The relation between your question of why "the results are basically zero" and P2P access with UVA is not immediately clear to me.
is that true or am I doing something wrong?
It's hard to say as your question is a bit vague and no complete example is shown.
__constant__ float M_
allocates a variable M_
on the constant memory of all CUDA visible devices. In order to set the value on multiple devices you should do something like:
__constant__ float M_; // <= This declares M_ on the constant memory of all CUDA visible devices
__global__ void showMKernel() {
printf("****** M_ = %f\n", M_);
}
int main()
{
float M = 2.0;
// Make sure that the return values are properly checked for cudaSuccess ...
int deviceCount = -1;
cudaGetDeviceCount(&deviceCount);
// Set M_ on the constant memory of each device:
for (int i = 0; i < deviceCount; i++) {
cudaSetDevice(i);
cudaMemcpyToSymbol(M_, &M, sizeof(float), 0, cudaMemcpyDefault);
}
// Now, run a kernel to show M_:
for (int i = 0; i < deviceCount; i++)
{
cudaSetDevice(i);
printf("Device %g :\n", i);
showMKernel<<<1,1>>>();
cudaDeviceSynchronize();
}
}
which returns:
Device 0 :
****** M = 2.000000
Device 1 :
****** M = 2.000000
// so on for other devices
Now, if I replace
// Set M_ on the constant memory of each device:
for (int i = 0; i < deviceCount; i++) {
cudaSetDevice(i);
cudaMemcpyToSymbol(M_, &M, sizeof(float), 0, cudaMemcpyDefault);
}
with
cudaMemcpyToSymbol(M_, &M, sizeof(float), 0, cudaMemcpyDefault);
this will only set the value of M_
on the active device and therefore returns
Device 0 :
****** M = 2.000000
Device 1 :
****** M = 0.000000 // <= I assume this is what you meant by 'the results are basically zero'
// M = 0 for other devices too
are there any other kind of memory that also cannot be accessed this
way (texture memory for example)?
Again I'm not entirely sure what this way is. I think generally you cannot access the constant memory or the texture memory of one device from any other devices, though I am not 100% certain.

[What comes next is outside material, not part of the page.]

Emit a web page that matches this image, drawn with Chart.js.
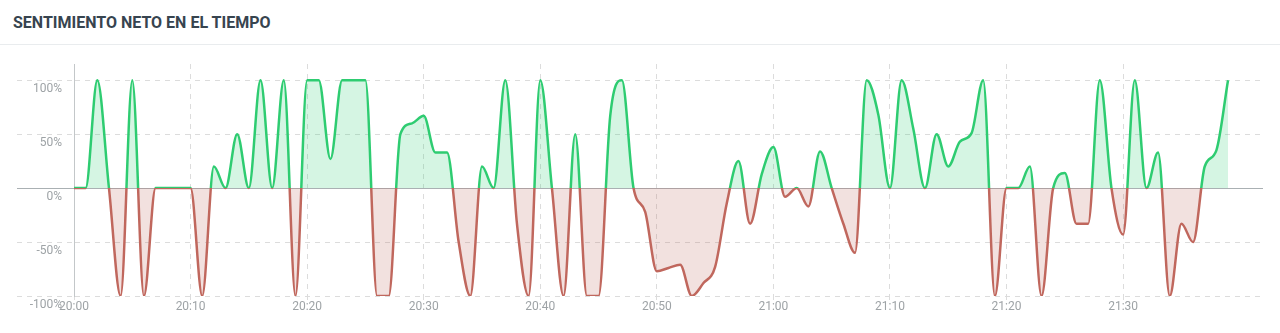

UVA assigns one address space for CPU and GPU memories such that memory copying between host and the global memory of multiple devices become easily accessible through the use of cudaMemcpy
with kind cudaMemcpyDefault
.
Also, P2P communication between devices allows for direct accesses and transfers of data between the global memory of multiple devices.
Similar to the __constant__
example above, when you declare a texture like texture <float> some_texture
, some_texture
will be defined for each visible device, however you would need to explicitly bind some_texture
to your texture reference on each device when working with multiple devices.